Exercise requirements:
Copy nothing but the text: reproduce each line of the listing exactly and leave the pictures out.

Material:
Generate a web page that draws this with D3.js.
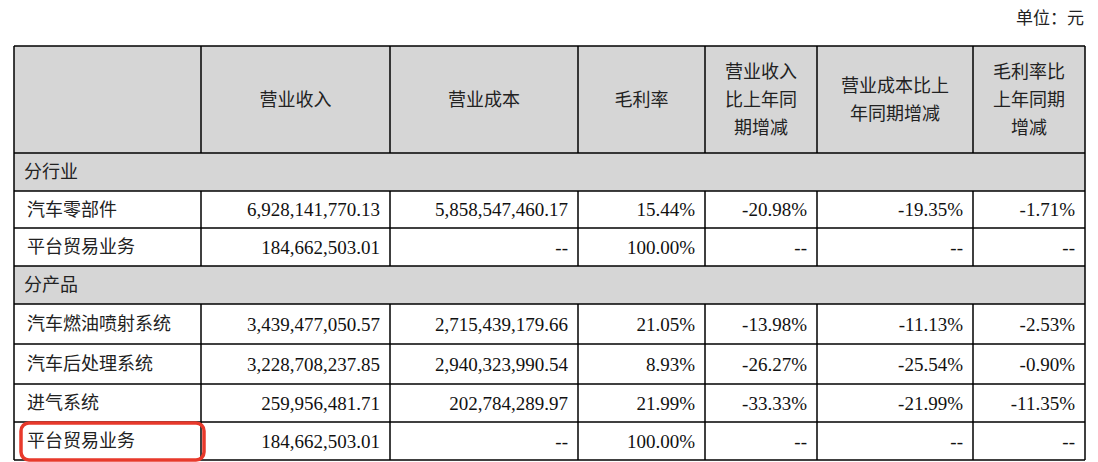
<!DOCTYPE html><html><head><meta charset="utf-8"><script src="https://cdn.jsdelivr.net/npm/d3@7"></script>
<style>body{margin:0;background:#fff}</style></head><body><svg id="c" width="1098" height="462"></svg>
<script>
const headers=["","营业收入","营业成本","毛利率","营业收入\n比上年同\n期增减","营业成本比上\n年同期增减","毛利率比\n上年同期\n增减"];
const sections=["分行业","分产品"];
const rows=[
 {sec:0,name:"汽车零部件",v:["6,928,141,770.13","5,858,547,460.17","15.44%","-20.98%","-19.35%","-1.71%"]},
 {sec:0,name:"平台贸易业务",v:["184,662,503.01","--","100.00%","--","--","--"]},
 {sec:1,name:"汽车燃油喷射系统",v:["3,439,477,050.57","2,715,439,179.66","21.05%","-13.98%","-11.13%","-2.53%"]},
 {sec:1,name:"汽车后处理系统",v:["3,228,708,237.85","2,940,323,990.54","8.93%","-26.27%","-25.54%","-0.90%"]},
 {sec:1,name:"进气系统",v:["259,956,481.71","202,784,289.97","21.99%","-33.33%","-21.99%","-11.35%"]},
 {sec:1,name:"平台贸易业务",v:["184,662,503.01","--","100.00%","--","--","--"]}
];
const colX=[14,201,390,578,705,817,973,1085];
const rowY=[46,153,191,228,266,304,344,384,422,460];
const svg=d3.select("#c");
const cn="'Noto Sans CJK SC',sans-serif", num="'Liberation Serif',serif";
svg.append("text").attr("x",1084).attr("y",24).attr("text-anchor","end").attr("font-family",cn).attr("font-size",17).attr("fill","#222").text("单位：元");
const lay=[{t:"h"},{t:"s",i:0},{t:"r",i:0},{t:"r",i:1},{t:"s",i:1},{t:"r",i:2},{t:"r",i:3},{t:"r",i:4},{t:"r",i:5}];
lay.forEach((L,k)=>{
 const y0=rowY[k],y1=rowY[k+1],h=y1-y0;
 if(L.t!=="r") svg.append("rect").attr("x",colX[0]).attr("y",y0).attr("width",colX[7]-colX[0]).attr("height",h).attr("fill","#d6d6d6");
 if(L.t==="h"){
  headers.forEach((hd,c)=>{
   const lines=hd.split("\n"),cx=(colX[c]+colX[c+1])/2,cy=(y0+y1)/2;
   lines.forEach((ln,j)=>svg.append("text").attr("x",cx).attr("y",cy+(j-(lines.length-1)/2)*28).attr("dy","0.35em").attr("text-anchor","middle").attr("font-family",cn).attr("font-size",18).attr("fill","#222").text(ln));
  });
 } else if(L.t==="s"){
  svg.append("text").attr("x",24).attr("y",(y0+y1)/2).attr("dy","0.35em").attr("font-family",cn).attr("font-size",18).attr("fill","#222").text(sections[L.i]);
 } else {
  const r=rows[L.i];
  svg.append("text").attr("x",27).attr("y",(y0+y1)/2).attr("dy","0.35em").attr("font-family",cn).attr("font-size",18).attr("fill","#222").text(r.name);
  r.v.forEach((v,c)=>svg.append("text").attr("x",colX[c+2]-10).attr("y",(y0+y1)/2).attr("dy","0.35em").attr("text-anchor","end").attr("font-family",num).attr("font-size",19).attr("fill","#111").text(v));
 }
});
rowY.forEach(y=>svg.append("line").attr("x1",colX[0]).attr("x2",colX[7]).attr("y1",y).attr("y2",y).attr("stroke","#000").attr("stroke-width",1.5));
lay.forEach((L,k)=>{
 const xs=L.t==="s"?[colX[0],colX[7]]:colX;
 xs.forEach(x=>svg.append("line").attr("x1",x).attr("x2",x).attr("y1",rowY[k]).attr("y2",rowY[k+1]).attr("stroke","#000").attr("stroke-width",1.5));
});
svg.append("rect").attr("x",21).attr("y",423).attr("width",183).attr("height",37).attr("rx",8).attr("fill","none").attr("stroke","#e8392b").attr("stroke-width",3.5);
</script></body></html>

Written answer:
Generate a web page that draws this with D3.js.
<!DOCTYPE html><html><head><meta charset="utf-8"><script src="https://cdn.jsdelivr.net/npm/d3@7"></script>
<style>body{margin:0;background:#fff}</style></head><body><svg id="c" width="1098" height="462"></svg>
<script>
const headers=["","营业收入","营业成本","毛利率","营业收入\n比上年同\n期增减","营业成本比上\n年同期增减","毛利率比\n上年同期\n增减"];
const sections=["分行业","分产品"];
const rows=[
 {sec:0,name:"汽车零部件",v:["6,928,141,770.13","5,858,547,460.17","15.44%","-20.98%","-19.35%","-1.71%"]},
 {sec:0,name:"平台贸易业务",v:["184,662,503.01","--","100.00%","--","--","--"]},
 {sec:1,name:"汽车燃油喷射系统",v:["3,439,477,050.57","2,715,439,179.66","21.05%","-13.98%","-11.13%","-2.53%"]},
 {sec:1,name:"汽车后处理系统",v:["3,228,708,237.85","2,940,323,990.54","8.93%","-26.27%","-25.54%","-0.90%"]},
 {sec:1,name:"进气系统",v:["259,956,481.71","202,784,289.97","21.99%","-33.33%","-21.99%","-11.35%"]},
 {sec:1,name:"平台贸易业务",v:["184,662,503.01","--","100.00%","--","--","--"]}
];
const colX=[14,201,390,578,705,817,973,1085];
const rowY=[46,153,191,228,266,304,344,384,422,460];
const svg=d3.select("#c");
const cn="'Noto Sans CJK SC',sans-serif", num="'Liberation Serif',serif";
svg.append("text").attr("x",1084).attr("y",24).attr("text-anchor","end").attr("font-family",cn).attr("font-size",17).attr("fill","#222").text("单位：元");
const lay=[{t:"h"},{t:"s",i:0},{t:"r",i:0},{t:"r",i:1},{t:"s",i:1},{t:"r",i:2},{t:"r",i:3},{t:"r",i:4},{t:"r",i:5}];
lay.forEach((L,k)=>{
 const y0=rowY[k],y1=rowY[k+1],h=y1-y0;
 if(L.t!=="r") svg.append("rect").attr("x",colX[0]).attr("y",y0).attr("width",colX[7]-colX[0]).attr("height",h).attr("fill","#d6d6d6");
 if(L.t==="h"){
  headers.forEach((hd,c)=>{
   const lines=hd.split("\n"),cx=(colX[c]+colX[c+1])/2,cy=(y0+y1)/2;
   lines.forEach((ln,j)=>svg.append("text").attr("x",cx).attr("y",cy+(j-(lines.length-1)/2)*28).attr("dy","0.35em").attr("text-anchor","middle").attr("font-family",cn).attr("font-size",18).attr("fill","#222").text(ln));
  });
 } else if(L.t==="s"){
  svg.append("text").attr("x",24).attr("y",(y0+y1)/2).attr("dy","0.35em").attr("font-family",cn).attr("font-size",18).attr("fill","#222").text(sections[L.i]);
 } else {
  const r=rows[L.i];
  svg.append("text").attr("x",27).attr("y",(y0+y1)/2).attr("dy","0.35em").attr("font-family",cn).attr("font-size",18).attr("fill","#222").text(r.name);
  r.v.forEach((v,c)=>svg.append("text").attr("x",colX[c+2]-10).attr("y",(y0+y1)/2).attr("dy","0.35em").attr("text-anchor","end").attr("font-family",num).attr("font-size",19).attr("fill","#111").text(v));
 }
});
rowY.forEach(y=>svg.append("line").attr("x1",colX[0]).attr("x2",colX[7]).attr("y1",y).attr("y2",y).attr("stroke","#000").attr("stroke-width",1.5));
lay.forEach((L,k)=>{
 const xs=L.t==="s"?[colX[0],colX[7]]:colX;
 xs.forEach(x=>svg.append("line").attr("x1",x).attr("x2",x).attr("y1",rowY[k]).attr("y2",rowY[k+1]).attr("stroke","#000").attr("stroke-width",1.5));
});
svg.append("rect").attr("x",21).attr("y",423).attr("width",183).attr("height",37).attr("rx",8).attr("fill","none").attr("stroke","#e8392b").attr("stroke-width",3.5);
</script></body></html>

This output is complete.